La menace des super-gangs
Ce qui inquiète particulièrement les dirigeants dominicains, c’est la montée en puissance d’alliances criminelles comme « Viv Ansanm » et « Gran Grif ». Ces coalitions de gangs ne se contentent plus de terroriser Port-au-Prince : elles transforment Haïti en plaque tournante du trafic de drogue et du crime organisé international.
Pour la République dominicaine, qui partage une frontière de plus de 300 kilomètres avec Haïti, c’est un cauchemar. Imaginez vivre à côté d’une maison en feu : tôt ou tard, les flammes risquent de vous atteindre.

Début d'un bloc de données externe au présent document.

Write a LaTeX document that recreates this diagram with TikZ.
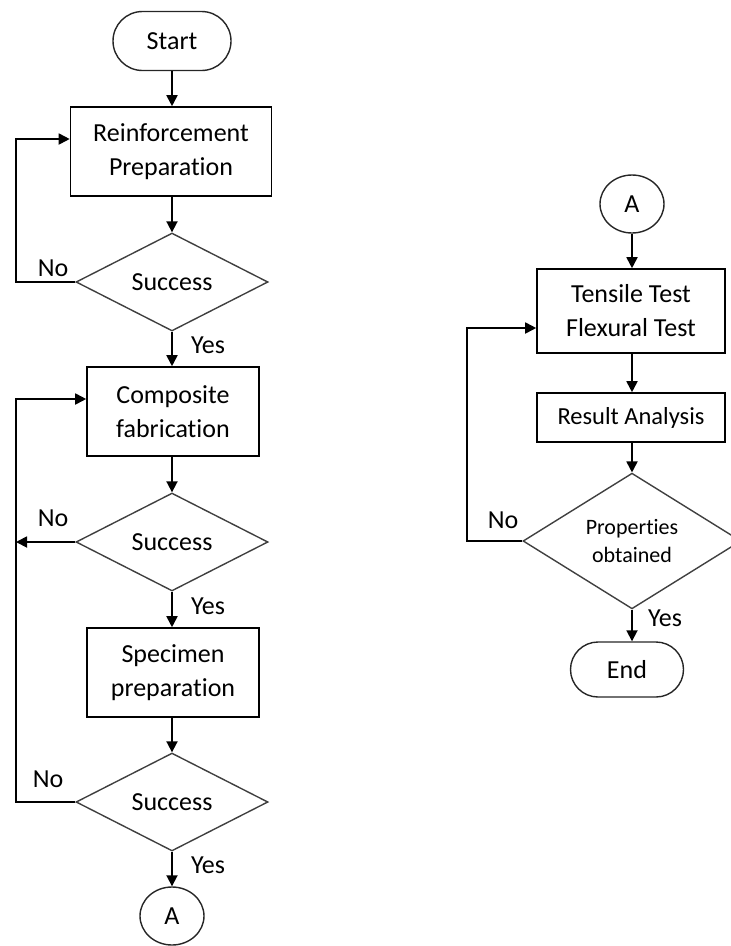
\documentclass[tikz,border=0pt]{standalone}
\usepackage{fontspec}
\setmainfont{Carlito}[Ligatures={NoCommon}]
\usetikzlibrary{shapes.geometric,shapes.misc,arrows.meta,calc}
\begin{document}
\begin{tikzpicture}[x=1pt,y=-1pt,
  every node/.style={font=\fontsize{26}{34}\selectfont},
  procbox/.style={draw=black,line width=1.6pt,rectangle,align=center,inner sep=0pt},
  termbox/.style={draw=black!85,line width=1.4pt,rounded rectangle,inner sep=0pt},
  decbox/.style={draw=black!75,line width=1.4pt,diamond,inner sep=0pt,align=center},
  conbox/.style={draw=black!85,line width=1.4pt,ellipse,inner sep=0pt},
  arr/.style={line width=1.8pt,-{Triangle[length=11pt,width=11pt]}},
  lbl/.style={inner sep=0pt}]
\useasboundingbox (0,0) rectangle (731,946);
% left column
\node[termbox,minimum width=118pt,minimum height=59pt] (start) at (172,41) {Start};
\node[procbox,minimum width=201pt,minimum height=89pt] (prep) at (171,151.5) {Reinforcement\\Preparation};
\node[decbox,minimum width=192pt,minimum height=97pt] (d1) at (172,282) {Success};
\node[procbox,minimum width=172pt,minimum height=89pt] (comp) at (173,411.5) {Composite\\fabrication};
\node[decbox,minimum width=192pt,minimum height=95pt] (d2) at (172,542) {Success};
\node[procbox,minimum width=172pt,minimum height=89pt] (spec) at (173,672.5) {Specimen\\preparation};
\node[decbox,minimum width=192pt,minimum height=96pt] (d3) at (172,802) {Success};
\node[conbox,minimum width=64pt,minimum height=58pt] (a1) at (172,916) {A};
% right column
\node[conbox,minimum width=64pt,minimum height=58pt] (a2) at (632,204) {A};
\node[procbox,minimum width=188pt,minimum height=84pt] (test) at (631,311) {Tensile Test\\Flexural Test};
\node[procbox,minimum width=188pt,minimum height=49pt,font=\fontsize{24.5}{30}\selectfont] (res) at (631,417.5) {Result Analysis};
\node[decbox,minimum width=218pt,minimum height=128pt,font=\fontsize{22}{28}\selectfont] (d4) at (632,541) {Properties\\obtained};
\node[termbox,minimum width=113pt,minimum height=55pt] (end) at (627,669.5) {End};
% loop corners
\coordinate (c1) at (16,139);
\coordinate (c2) at (16,399);
\coordinate (c3) at (467,328);
% connectors left
\draw[arr] (start.south) -- (start.south |- prep.north);
\draw[arr] (d1.north |- prep.south) -- (d1.north);
\draw[arr] (d1.south) -- (d1.south |- comp.north);
\draw[arr] (d2.north |- comp.south) -- (d2.north);
\draw[arr] (d2.south) -- (d2.south |- spec.north);
\draw[arr] (d3.north |- spec.south) -- (d3.north);
\draw[arr] (d3.south) -- (a1.north);
\draw[arr] (d1.west) -| (c1) -- (c1 -| prep.west);
\draw[arr] (d3.west) -| (c2) -- (c2 -| comp.west);
\draw[arr] (d2.west) -- (d2.west -| c2);
% connectors right
\draw[arr] (a2.south) -- (a2.south |- test.north);
\draw[arr] (a2.south |- test.south) -- (a2.south |- res.north);
\draw[arr] (d4.north |- res.south) -- (d4.north);
\draw[arr] (d4.south) -- (d4.south |- end.north);
\draw[arr] (d4.west) -| (c3) -- (c3 -| test.west);
% labels
\node[lbl] (n1) at (53,268) {No};
\node[lbl] (n2) at (53,518) {No};
\node[lbl] (n3) at (48,779) {No};
\node[lbl] (n4) at (503,520) {No};
\node[lbl] (y1) at (208,345) {Yes};
\node[lbl] (y2) at (208,606) {Yes};
\node[lbl] (y3) at (208,865) {Yes};
\node[lbl] (y4) at (665,618) {Yes};
\end{tikzpicture}
\end{document}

Une course contre la montre
L’urgence est réelle. Les Dominicains demandent une décision du Conseil de sécurité de l’ONU avant la fin juin, avant que le contingent kenyan ne soit renouvelé. C’est maintenant ou jamais, selon eux, pour éviter que Haïti ne sombre définitivement dans l’anarchie.
Cette pression temporelle n’est pas anodine. Elle reflète une réalité que beaucoup d’Haïtiens vivent au quotidien : chaque jour qui passe sans solution durable, c’est un jour de plus dans l’enfer.
L’isolement international d’Haïti s’aggrave
Comme si la situation n’était pas assez dramatique, Haïti figure désormais parmi une dizaine de pays dont les citoyens sont interdits de fouler le sol américain. Un isolement qui s’ajoute aux souffrances d’un peuple déjà meurtri.
Cette mesure américaine, bien qu’elle vise à protéger la sécurité nationale, frappe de plein fouet les Haïtiens ordinaires qui rêvent d’un avenir meilleur ailleurs. Elle illustre aussi comment la crise haïtienne dépasse largement les frontières du pays.
Entre espoir et résignation
« L’avenir d’Haïti est aussi une question de sécurité pour tout l’hémisphère », martèle le gouvernement dominicain. Une vérité que la communauté internationale peine encore à accepter pleinement.
Pour nous Haïtiens, cette initiative dominicaine peut sembler à la fois encourageante et amère. Encourageante parce qu’elle montre que nous ne sommes pas totalement oubliés. Amère parce qu’elle révèle notre incapacité actuelle à nous sortir seuls du pétrin.
Cette mobilisation diplomatique dominicaine nous rappelle une réalité cruelle : parfois, il faut que les voisins crient pour que le monde entier entende nos cris de détresse. L’initiative d’Abinader et de ses prédécesseurs mérite le respect, même si elle souligne notre dépendance actuelle à l’aide extérieure. Espérons que cette fois, la communauté internationale ne se contentera pas de beaux discours et passera enfin aux actes. Car comme on dit chez nous : « Pale pa manje » – les paroles ne nourrissent pas.